Options and Settings possible in the SOFTplus GSiteCrawler
Number of crawlers
This is where you can specify how many concurrent crawlers the program should use to crawl websites. The default value of "6" seems quite good, I guess with a more powerful system (PC + downstream + server) you could use higher numbers. You can try and see. There is a limit of 15 crawlers and a minimum of 1 (which I wouldn't recommend :-)).
The more crawlers you have working at the same time, the slower the program / computer will react to your input. You might want to keep this in mind and slowly work yourself up and see where the limit of your system is instead of just setting it to 15.
Timeout for retrieving a page
This is the general timeout in seconds used when retrieving a page from the internet. The timeout is used as follows:
- DNS Resolve timeout - time needed to resolve the name via DNS: default values based on your operating system (client DNS service).
- Connect timeout - time needed to establish a connection to the server: full duration specified here
- Send timeout - time needed to send the request: full duration specified here
- Receive timeout - time needed to receive ONE packet of information. Pages are generally split into several packets, this timeout is valid for each page. If one page times out, the whole request will time out. This also uses the full duration specified here.
So for example, assuming we leave 60 seconds (default), the program can take up to 60 seconds trying to resolve the DNS name (this depends on your operating system), then up to 60 seconds to send the request and then up to 60 seconds to receive each packet. Assuming there are 10 packets being sent (the size of a packet can vary), it would allow for maximum 60 seconds DNS resolution, 60 seconds for the initial connection, 60 seconds for the request and then up to 60 seconds to receive each packet; altogether a total of 13 minutes for 10 packets ... but in reality, if the server or the connection is this slow, it'll time out somewhere along the way.
After a time-out the URL will be placed in the bottom of the crawler queue and will be retried in random intervals, up to 10 times, before it is completely aborted and put on the aborted list.
Average wait time between pages
This is the average time which is used between requests of a crawler. A crawler will wait for a minimum of 1 second and then, using a random variation, an average of the time you specified here. So if you specify 10 seconds, it might try the next URL after 1 second, after 10 seconds or after 20 seconds - the average wait time will be 10 seconds though.
The reason for this setting is to give slower or bogged down servers some time to breath between requests.
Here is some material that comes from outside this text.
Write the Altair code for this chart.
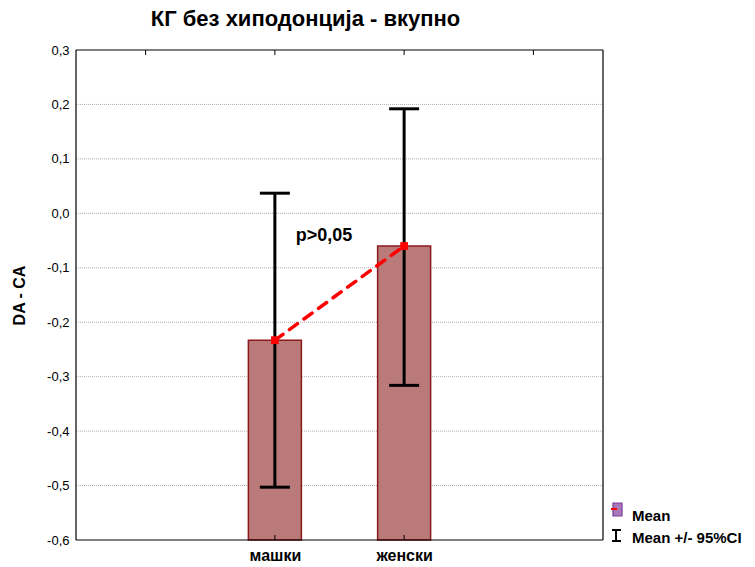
import altair as alt
import pandas as pd

# Group means of DA - CA with 95% confidence limits
groups = ["машки", "женски"]
positions = [1.5, 2.5]
means = [-0.233, -0.060]
ci_low = [-0.503, -0.316]
ci_high = [0.037, 0.192]

y_ticks = [0.2, 0.1, 0.0, -0.1, -0.2, -0.3, -0.4, -0.5]
y_labels = [0.3, 0.2, 0.1, 0.0, -0.1, -0.2, -0.3, -0.4, -0.5, -0.6]
top_ticks = [0.5, 1.5, 2.5, 3.5]

W, H = 527, 490

df = pd.DataFrame({"group": groups, "pos": positions, "mean": means,
                   "lo": ci_low, "hi": ci_high})
df_top = pd.DataFrame({"pos": top_ticks})
df_grid = pd.DataFrame({"v": y_ticks})

label_expr = "datum.value == 1.5 ? 'машки' : datum.value == 2.5 ? 'женски' : ''"
y_label_expr = "replace(replace(format(datum.value, '.1f'), '.', ','), '\u2212', '-')"

x = alt.X("pos:Q", scale=alt.Scale(domain=[0, 4], nice=False, zero=False),
          axis=alt.Axis(values=positions, labelExpr=label_expr, title=None,
                        grid=False, ticks=False, domain=False,
                        labelFont="Liberation Sans", labelFontWeight="bold",
                        labelFontSize=16, labelColor="#000", labelPadding=7))
y_scale = alt.Scale(domain=[-0.6, 0.3], nice=False, zero=False)
y = alt.Y("mean:Q", scale=y_scale,
          axis=alt.Axis(values=y_labels, labelExpr=y_label_expr,
                        title="DA - CA", titleFont="Liberation Sans",
                        titleFontSize=16, titleFontWeight="bold",
                        titlePadding=19, titleColor="#000",
                        labelFont="Liberation Sans", labelFontSize=13,
                        labelColor="#000", labelPadding=7,
                        ticks=False, domain=False, grid=False))

base = alt.Chart(df)

# dotted horizontal grid inside the frame
grid = alt.Chart(df_grid).mark_rule(color="#b0b0b0", strokeWidth=1,
                                    strokeDash=[1, 1]).encode(
    y=alt.Y("v:Q", scale=y_scale), x=alt.value(0), x2=alt.value(W))

bars = base.mark_bar(size=53, color="#bb7a7a", stroke="#8b1a1a",
                     strokeWidth=1.5, opacity=1).encode(x=x, y=y, y2=alt.Y2(datum=-0.6))

whisker = base.mark_rule(color="black", strokeWidth=3, opacity=1).encode(
    x="pos:Q", y=alt.Y("lo:Q", scale=y_scale), y2="hi:Q")
cap_hi = base.mark_tick(color="black", thickness=3, size=30, opacity=1,
                        orient="horizontal").encode(x="pos:Q",
                                                    y=alt.Y("hi:Q", scale=y_scale))
cap_lo = base.mark_tick(color="black", thickness=3, size=30, opacity=1,
                        orient="horizontal").encode(x="pos:Q",
                                                    y=alt.Y("lo:Q", scale=y_scale))

mean_line = base.mark_line(color="#ff0000", strokeWidth=3.5,
                           strokeDash=[10, 8], strokeCap="round").encode(
    x="pos:Q", y=alt.Y("mean:Q", scale=y_scale))
mean_pts = base.mark_square(color="#ff0000", size=60, opacity=1).encode(
    x="pos:Q", y=alt.Y("mean:Q", scale=y_scale))

p_label = alt.Chart(pd.DataFrame({"pos": [1.88], "v": [-0.042], "t": ["p>0,05"]})).mark_text(
    font="Liberation Sans", fontSize=18, fontWeight="bold", color="#000",
    align="center", baseline="middle").encode(
    x="pos:Q", y=alt.Y("v:Q", scale=y_scale), text="t:N")

one = pd.DataFrame({"a": [0]})

# black frame around the plot area
frame = [
    alt.Chart(one).mark_rule(color="black", strokeWidth=1.2).encode(
        x=alt.value(0), x2=alt.value(W), y=alt.value(0)),
    alt.Chart(one).mark_rule(color="black", strokeWidth=1.2).encode(
        x=alt.value(0), x2=alt.value(W), y=alt.value(H)),
    alt.Chart(one).mark_rule(color="black", strokeWidth=1.2).encode(
        x=alt.value(0), y=alt.value(0), y2=alt.value(H)),
    alt.Chart(one).mark_rule(color="black", strokeWidth=1.2).encode(
        x=alt.value(W), y=alt.value(0), y2=alt.value(H)),
]

# inward tick marks on the frame
bottom_ticks = base.mark_rule(color="black", strokeWidth=1).encode(
    x="pos:Q", y=alt.value(H), y2=alt.value(H - 5))
top_tick_marks = alt.Chart(df_top).mark_rule(color="black", strokeWidth=1).encode(
    x="pos:Q", y=alt.value(0), y2=alt.value(5))

# legend drawn beside the frame
swatch = alt.Chart(one).mark_rect(
    fill="#a878b8", stroke="#7a3a9a", strokeWidth=1.2, opacity=1).encode(
    x=alt.value(537), x2=alt.value(546), y=alt.value(453), y2=alt.value(466))
swatch_line = alt.Chart(one).mark_rule(
    color="#ff0000", strokeWidth=2).encode(
    x=alt.value(535), x2=alt.value(541), y=alt.value(459))
ci_sym_v = alt.Chart(one).mark_rule(color="black", strokeWidth=2).encode(
    x=alt.value(540), y=alt.value(479), y2=alt.value(492))
ci_sym_t = alt.Chart(one).mark_rule(color="black", strokeWidth=2).encode(
    x=alt.value(536), x2=alt.value(545), y=alt.value(480))
ci_sym_b = alt.Chart(one).mark_rule(color="black", strokeWidth=2).encode(
    x=alt.value(536), x2=alt.value(545), y=alt.value(491))
leg_text = alt.Chart(pd.DataFrame({"t": ["Mean", "Mean +/- 95%CI"],
                                   "yy": [466, 488]})).mark_text(
    font="Liberation Sans", fontSize=15, fontWeight="bold", color="#000",
    align="left", baseline="middle").encode(
    x=alt.value(556), y=alt.Y("yy:Q", scale=None), text="t:N")

chart = alt.layer(
    grid, bars, whisker, cap_hi, cap_lo, mean_line, mean_pts, p_label,
    *frame, bottom_ticks, top_tick_marks, swatch, swatch_line,
    ci_sym_v, ci_sym_t, ci_sym_b, leg_text
).properties(
    width=W, height=H,
    title=alt.TitleParams("КГ без хиподонција - вкупно", font="Liberation Sans",
                          fontSize=22, fontWeight="bold", color="#000",
                          anchor="middle", offset=13, dx=-34),
    autosize=alt.AutoSizeParams(type="none"),
    padding={"left": 76, "top": 50, "right": 152, "bottom": 27},
).configure(background="white").configure_view(strokeWidth=0)

chart.save("out.html", embed_options={"renderer": "svg", "actions": False})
Remember that this wait time will be used on each crawler separately, i.e. if you have a large number of crawlers, you will still be sending a lot of requests to the server.
User-Agent given when retrieving pages
This is the "user agent" passed on to the server when retrieving pages from it. By default, it specifies the Microsoft Internet Explorer 6.0 running on a Windows 2000 system. If you wish to keep your crawls "hidden" on the server logs, this is a good choice. If you are logging user-agents on your server, by specifying a different user agent (e.g. "GSiteCrawler"), you will be able to determine how many accesses are from real users and how many came from the GSiteCrawler.
Note: if you specify a non-browser user-agent (e.g. "GSiteCrawler") you will not be able to import URLs from Google. This is something Google has implemented to keep automated programs from accessing their search system through the web-interface. Since the GSiteCrawler only accesses Google once (if at all) per project, I wouldn't count it as an "automated program". If Google should decide differently in the future, this function might have to be removed or changed.
Start crawler when starting this program
You can close the program at any time, even if there are further URLs in the crawler queue. By placing a checkmark here, the program will automatically start the crawler when it is restarted. This is not always a good idea (if your queue is large, if it bogs down your system or if you want to test other options), so it is possible to turn this off.
Split sitemaps after this many URLs / or when it has reached this size
According to Google, a Google Sitemap file may have up to but not including 50'000 URLs and have a maximum size of 10MB. After this limit, you must split your URLs into several sitemap files. The program will do this for you automatically, and if you wish, you can split your file even earlier. Also, it will automatically create sitemap-index files (which you can submit to Google instead of all the sitemap files).
Max. page size when crawling
Any pages which are larger than this limit will be discarded and placed into the aborted URL list. The reason behind this is that some sites send files (downloads) through "normal" URLs - these files are generally not HTML pages and cannot be parsed. Similarly, a badly configured server might send never-ending pages (usually filled with error messages; ah, so much fun). Larger pages are discarded completely, i.e. not crawled at all.
Use proxy server when crawling
Actually, this setting is used for all http / https access. You can specify a proxy server, with port, a username, password (if required) and a proxy bypass list (servers which should not go through the proxy server).
Specifying these options via editor
These settings are saved in the GSiteCrawler.ini file, which can be edited with any normal text editor (e.g. Notepad). These settings may be changed within the INI-file directly, if so desired. It's not exactly the idea behind the settings, but if for any reason the option window should not be accessable (e.g. your crawler starts automatically and your settings bog down the computer completely), you can change them directly. You will need to do this when the program is not running.